MySQL import (or: How I found the LazyWeb)
December 13, 2005 9:24 am workO Lazyweb, o lazyweb…
This is the first time I have called on you, please don’t let me down.
I have a bunch of data files (dumped from an Oracle database) that look like this:
17; 12,43;Data dump of integer and float fields 18; -4,10;The decimal separator is ,
I’d like to load the data into a MySQL database with
mysqlimport -Lr --fields-terminated-by=';' --fields-optionally-enclosed-by='"' database input.txt
but those pesky floating point fields are getting truncated at the , and no amount of messing with LC_NUMERIC gets it to use the comma as a decimal separator.
Anyone know how to massage mysql to do this?
December 13th, 2005 at 7:59 pm
I assume that chucking the file through sed ‘s/\([0-9]*; *-*[0-9]*\),\([0-9]*;\)/\1.\2/’ is unavailable for some reason?
December 13th, 2005 at 11:32 pm
The mysqlimport tool is only sending the SQL command LOAD DATA INFILE… to the MySQL server. Changing LC_NUMERIC on the client side should have no effect. And you probably do not want to change LC_NUMERIC on the server side, so the best way is probably to transform the input file as suggested in the previous comment.
If floating-point numbers can occur in any column, the substitution can be done with: ‘s/\([0-9]+\),\([0-9]+\)/\1.\2/’
December 14th, 2005 at 2:24 am
the s/,/. trick doesn’t work because the database has a bucketload of numeric CSV fields like “12,15,32,18” to represent lists of numbers (don’t get me started).
It looks like the easiest thing to do is to redo the dump (ech!) with
alter session set NLS_NUMERIC_CHARACTERS=”.,”
I also needed to add –fields-escaped-by=” since Oracle doesn’t quote fields or escape characters in there, and some text fields used ; as a separator.

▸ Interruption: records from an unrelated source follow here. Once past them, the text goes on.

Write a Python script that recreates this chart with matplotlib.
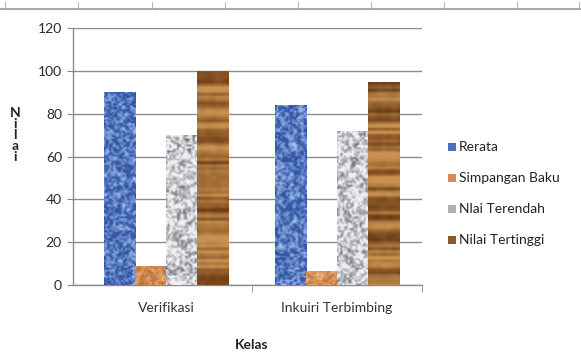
import numpy as np
import matplotlib
matplotlib.use("Agg")
import matplotlib.pyplot as plt
from matplotlib.patches import Rectangle
from matplotlib.lines import Line2D

# ---- data ----
categories = ["Verifikasi", "Inkuiri Terbimbing"]
series_names = ["Rerata", "Simpangan Baku", "Nlai Terendah", "Nilai Tertinggi"]
rerata = [90, 84]
simpangan_baku = [9, 6.5]
nilai_terendah = [70, 72]
nilai_tertinggi = [100, 95]
y_ticks = [0, 20, 40, 60, 80, 100, 120]

series_values = [rerata, simpangan_baku, nilai_terendah, nilai_tertinggi]

W, H = 581, 355
plt.rcParams["font.family"] = ["Lato", "DejaVu Sans"]

rng = np.random.default_rng(3)


def smooth_noise(ny, nx, cell):
    """Value noise upsampled from a coarse grid."""
    gy, gx = max(2, ny // cell + 2), max(2, nx // cell + 2)
    g = rng.random((gy, gx))
    yy = np.linspace(0, gy - 1.001, ny)
    xx = np.linspace(0, gx - 1.001, nx)
    y0 = yy.astype(int); x0 = xx.astype(int)
    fy = (yy - y0)[:, None]; fx = (xx - x0)[None, :]
    a = g[y0][:, x0]; b = g[y0][:, x0 + 1]
    c = g[y0 + 1][:, x0]; d = g[y0 + 1][:, x0 + 1]
    return (a * (1 - fx) + b * fx) * (1 - fy) + (c * (1 - fx) + d * fx) * fy


def blend(t, dark, light):
    dark = np.array(dark) / 255.0
    light = np.array(light) / 255.0
    t = np.clip(t, 0, 1)[..., None]
    return dark * (1 - t) + light * t


def texture(kind, ny, nx):
    if kind == 0:  # blue woven fabric
        n = 0.65 * smooth_noise(ny, nx, 2) + 0.35 * smooth_noise(ny, nx, 4)
        weave = 0.15 * (np.indices((ny, nx)).sum(0) % 3 == 0)
        t = (n - 0.35) * 1.8 + weave
        return blend(t, (50, 85, 165), (165, 195, 240))
    if kind == 1:  # orange grainy texture
        n = 0.5 * smooth_noise(ny, nx, 2) + 0.5 * smooth_noise(ny, nx, 5)
        return blend((n - 0.3) * 1.8, (195, 115, 60), (240, 195, 140))
    if kind == 2:  # gray granite
        n = 0.6 * smooth_noise(ny, nx, 2) + 0.4 * smooth_noise(ny, nx, 4)
        return blend((n - 0.12) * 1.9, (110, 110, 120), (240, 240, 242))
    # wood grain: horizontal bands
    rows = 0.55 * smooth_noise(ny, 1, 3)[:, :1] + 0.45 * smooth_noise(ny, 1, 9)[:, :1]
    n = rows + 0.12 * smooth_noise(ny, nx, 6)
    return blend((n - 0.2) * 1.7, (110, 62, 22), (200, 145, 80))


legend_colors = ["#4a6fbf", "#d9895a", "#b0b0b4", "#8a5a2b"]

fig = plt.figure(figsize=(W / 100, H / 100), dpi=100)
ax_left, ax_right, ax_top, ax_bottom = 73, 422, 28, 285
ax = fig.add_axes([ax_left / W, 1 - ax_bottom / H,
                   (ax_right - ax_left) / W, (ax_bottom - ax_top) / H])

x = np.arange(len(categories))
bar_w = 0.182
offsets = (np.arange(len(series_names)) - 1.5) * bar_w
px_per_unit_x = (ax_right - ax_left) / 2.047
px_per_unit_y = (ax_bottom - ax_top) / 120.0

ax.set_xlim(-0.547, 1.5)
ax.set_ylim(0, 120)

for k, vals in enumerate(series_values):
    bars = ax.bar(x + offsets[k], vals, width=bar_w, color="none",
                  edgecolor="none", zorder=3, label=series_names[k])
    for b in bars:
        x0, w_ = b.get_x(), b.get_width()
        h = b.get_height()
        nx = max(4, int(w_ * px_per_unit_x))
        ny = max(4, int(h * px_per_unit_y))
        img = texture(k, ny, nx)
        im = ax.imshow(img, extent=(x0, x0 + w_, 0, h), origin="lower",
                       aspect="auto", interpolation="bilinear", zorder=3)
        im.set_clip_path(b)

ax.set_xlim(-0.547, 1.5)
ax.set_ylim(0, 120)

# grid and spines
ax.set_yticks(y_ticks)
ax.yaxis.grid(True, color="#8c8c8c", linewidth=1.0, zorder=0)
ax.set_axisbelow(True)
for s in ["top", "right"]:
    ax.spines[s].set_visible(False)
for s in ["left", "bottom"]:
    ax.spines[s].set_color("#8c8c8c")
    ax.spines[s].set_linewidth(1.0)

ax.tick_params(axis="y", length=4, color="#8c8c8c", labelsize=10,
               labelcolor="#2a2a2a", pad=4)
ax.set_xticks(x)
ax.set_xticklabels(categories, fontsize=10, color="#333333")
ax.tick_params(axis="x", which="major", length=0, pad=12)
ax.set_xticks([0.5, 1.5], minor=True)
ax.tick_params(axis="x", which="minor", length=5, color="#8c8c8c")

# axis titles
fig.text(15 / W, 1 - 135 / H, "N\ni\nl\na\ni", fontsize=10, fontweight="bold",
         ha="center", va="center", linespacing=0.92, color="#222222")
fig.text(252 / W, 1 - 345 / H, "Kelas", fontsize=10, fontweight="bold",
         ha="center", va="center", color="#222222")

# legend
leg_y = [147, 178, 209, 240]
for name, col, yy in zip(series_names, legend_colors, leg_y):
    fig.patches.append(Rectangle(((448) / W, 1 - (yy + 4) / H), 8 / W, 8 / H,
                                 transform=fig.transFigure, facecolor=col,
                                 edgecolor="none"))
    fig.text(459 / W, 1 - yy / H, name, fontsize=10, ha="left", va="center",
             color="#222222")

# sheet border line along the top
fig.lines.append(Line2D([0, 1], [1 - 9 / H, 1 - 9 / H], transform=fig.transFigure,
                        color="#a8a8a8", linewidth=1.5))
for tx in [5, 78, 152, 225, 298, 371, 444, 517, 579]:
    fig.lines.append(Line2D([tx / W, tx / W], [1 - 2 / H, 1 - 9 / H],
                            transform=fig.transFigure, color="#b8b8b8",
                            linewidth=0.8))

fig.savefig("out.png", dpi=100)
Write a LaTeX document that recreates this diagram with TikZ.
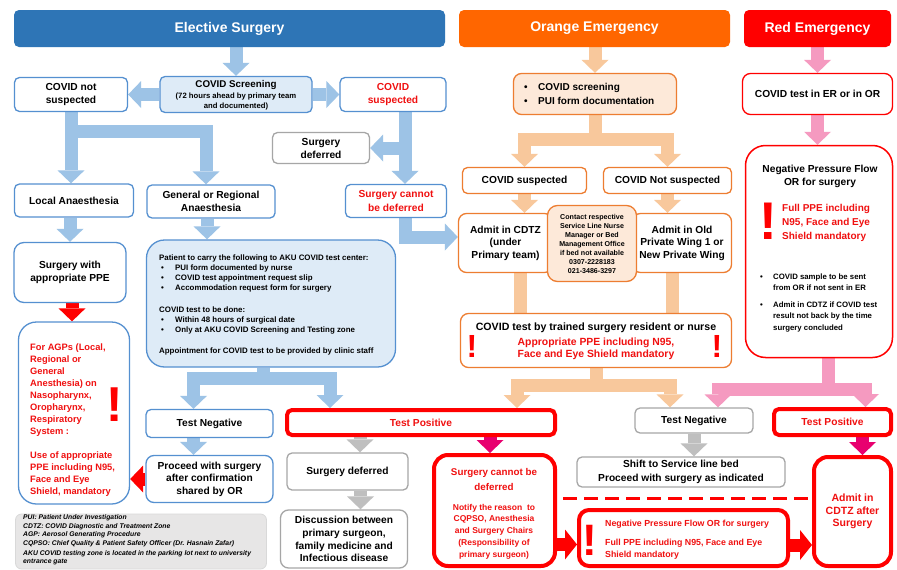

December 14th, 2005 at 2:25 am
Alternatively, starting the server in French mode, doing the import, then restarting it in English mode is an option. Will try that (thanks for the idea, Raphaël).
December 14th, 2005 at 3:11 am
You could try the following program to convert floating fields seperated with commas, into fields seperating with decimal points. Input and output is from/to standard input and standard output.
—-
#!/usr/bin/env python
import sys
import re
import csv
if __name__ == “__main__”:
reader = csv.reader(sys.stdin, delimiter = “;”)
writer = csv.writer(sys.stdout, delimiter = “;”)
fre = re.compile(“^(\s*[0-9]*),([0-9]*\s*)$”)
for row in reader:
newrow = ()
for field in row:
match = fre.match(str(field))
if match:
newrow = newrow + (match.group(1) + “.” + match.group(2), )
else:
newrow = newrow + (field, )
writer.writerow(newrow)
December 14th, 2005 at 3:14 am
It might be best to copy the program in the previous comment from the source HTML, since the tabs are lost in the browser rendering.
December 14th, 2005 at 3:42 am
If the database output uses commas as decimal separators and uses the same character for separating list elements, then it is asking for trouble.
But these two meanings for the comma are almost certainly occurring in different columns, so the s/,/./ trick can still be used as suggested by Stuart Langridge: make sure that your regexp only matches the column in which the replacements should be made.